▶ Requirements
Find each line containing the string "matplotlib" and return it.

Records with drawing code
* START *

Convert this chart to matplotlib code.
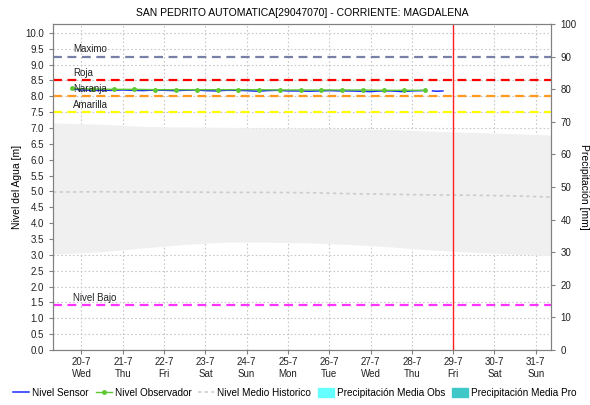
import matplotlib.pyplot as plt
from matplotlib.lines import Line2D
from matplotlib.patches import Patch

plt.rcParams['font.family'] = ['Liberation Sans', 'DejaVu Sans']

titulo = 'SAN PEDRITO AUTOMATICA[29047070] - CORRIENTE: MAGDALENA'

# dias del eje x (0 = 20-7)
dias = ['20-7\nWed', '21-7\nThu', '22-7\nFri', '23-7\nSat', '24-7\nSun', '25-7\nMon',
        '26-7\nTue', '27-7\nWed', '28-7\nThu', '29-7\nFri', '30-7\nSat', '31-7\nSun']

# umbrales [m]
umbral_nombres = ['Maximo', 'Roja', 'Naranja', 'Amarilla', 'Nivel Bajo']
umbral_valores = [9.25, 8.52, 8.01, 7.50, 1.42]
umbral_colores = ['#7880a8', '#ff0000', '#ff9a1f', '#ffff00', '#ff33ff']

# nivel observador (dos lecturas diarias)
obs_t = [-0.23, 0.28, 0.78, 1.28, 1.79, 2.29, 2.79, 3.30, 3.80, 4.30, 4.80, 5.31,
         5.81, 6.31, 6.81, 7.32, 7.82, 8.32]
obs_v = [8.25, 8.23, 8.22, 8.22, 8.21, 8.21, 8.21, 8.21, 8.21, 8.21, 8.20, 8.20,
         8.20, 8.20, 8.20, 8.19, 8.19, 8.19]

# nivel sensor
sen_t = [-0.23, 0.0, 0.25, 0.5, 0.75, 1.0, 1.25, 1.5, 1.75, 2.0, 2.25, 2.5, 2.75,
         3.0, 3.25, 3.5, 3.75, 4.0, 4.25, 4.5, 4.75, 5.0, 5.25, 5.5, 5.75, 6.0,
         6.25, 6.5, 6.75, 7.0, 7.25, 7.5, 7.75, 8.0, 8.25, 8.4, 8.5, 8.6, 8.75]
sen_v = [8.24, 8.20, 8.19, 8.19, 8.19, 8.20, 8.19, 8.18, 8.20, 8.19, 8.18, 8.19, 8.20,
         8.18, 8.17, 8.19, 8.19, 8.18, 8.16, 8.18, 8.19, 8.17, 8.17, 8.16, 8.17, 8.18,
         8.17, 8.17, 8.16, 8.15, 8.17, 8.17, 8.15, 8.17, 8.18, float('nan'), 8.17, 8.16, 8.17]

# historico: banda min-max y nivel medio
hist_t = [-0.69, 0.5, 1.5, 2.5, 3.5, 4.5, 5.5, 6.5, 7.5, 8.5, 9.5, 10.5, 11.38]
hist_min = [3.02, 3.10, 3.22, 3.33, 3.40, 3.40, 3.38, 3.33, 3.25, 3.15, 3.08, 3.02, 2.98]
hist_max = [7.16, 7.12, 7.05, 7.03, 7.02, 7.00, 7.00, 6.98, 6.95, 6.90, 6.86, 6.82, 6.78]
hist_med = [4.98, 4.99, 4.98, 4.98, 4.97, 4.97, 4.96, 4.93, 4.91, 4.89, 4.88, 4.86, 4.82]

dia_actual = 9.0

fig = plt.figure(figsize=(5.9, 4.05), dpi=100)
ax = fig.add_axes([0.0898, 0.1358, 0.8449, 0.8049])
ax2 = ax.twinx()

gris = '#808080'
ax.fill_between(hist_t, hist_min, hist_max, color='#f0f0f0', lw=0, zorder=1)
ax.plot(hist_t, hist_med, color='#cccccc', lw=1.2, ls=(0, (2, 2)), zorder=2)

for nombre, valor, color in zip(umbral_nombres, umbral_valores, umbral_colores):
    ax.axhline(valor, color=color, lw=1.6, ls=(0, (4, 2.5)), zorder=3, clip_on=False)
    ax.text(-0.2, valor + 0.07, nombre, fontsize=7, color='#222222',
            ha='left', va='bottom', zorder=6)

ax.plot(sen_t, sen_v, color='#1a2cff', lw=1.1, zorder=4)
ax.plot(obs_t, obs_v, color='#5ec832', lw=1.0, marker='o', ms=2.5, zorder=5)
ax.axvline(dia_actual, color='#ff2020', lw=1.0, zorder=6)

ax.set_xlim(-0.69, 11.38)
ax.set_ylim(0, 10.28)
ax.set_xticks(range(len(dias)))
ax.set_xticklabels(dias, fontsize=7)
ax.tick_params(axis='x', pad=2)
ax.set_yticks([i * 0.5 for i in range(21)])
ax.set_yticklabels([f'{i * 0.5:.1f}' for i in range(21)], fontsize=7)
ax.grid(True, color='#c8c8c8', ls=(0, (1.5, 2)), lw=0.8)
ax.set_axisbelow(True)
ax.set_ylabel('Nivel del Agua [m]', fontsize=7.5, labelpad=2)

ax2.set_ylim(0, 100)
ax2.set_yticks(range(0, 101, 10))
ax2.tick_params(labelsize=7)
ax2.set_ylabel('Precipitación [mm]', fontsize=7.5, rotation=270, labelpad=9)

for a in (ax, ax2):
    for s in a.spines.values():
        s.set_color(gris)
    a.tick_params(colors=gris, labelcolor='#222222', length=3, width=0.8)

ax.set_title(titulo, fontsize=7.5, pad=6)

handles = [
    Line2D([], [], color='#1a2cff', lw=1.1),
    Line2D([], [], color='#5ec832', lw=1.0, marker='o', ms=2.5),
    Line2D([], [], color='#cccccc', lw=1.2, ls=(0, (2, 2))),
    Patch(color='#66ffff'),
    Patch(color='#40c8c8'),
]
labels = ['Nivel Sensor', 'Nivel Observador', 'Nivel Medio Historico',
          'Precipitación Media Obs', 'Precipitación Media Pro']
fig.legend(handles, labels, loc='center', bbox_to_anchor=(0.5, 0.03), ncol=5,
           frameon=False, fontsize=7.2, handlelength=1.6, handletextpad=0.3,
           columnspacing=0.7, handleheight=0.9)

fig.savefig('out.png', dpi=100)
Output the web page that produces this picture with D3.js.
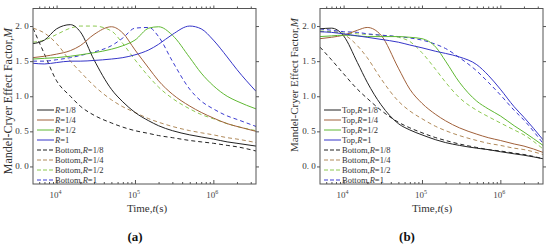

* END *

▶ The result
Convert this chart to matplotlib code.
import matplotlib.pyplot as plt
from matplotlib.lines import Line2D
from matplotlib.patches import Patch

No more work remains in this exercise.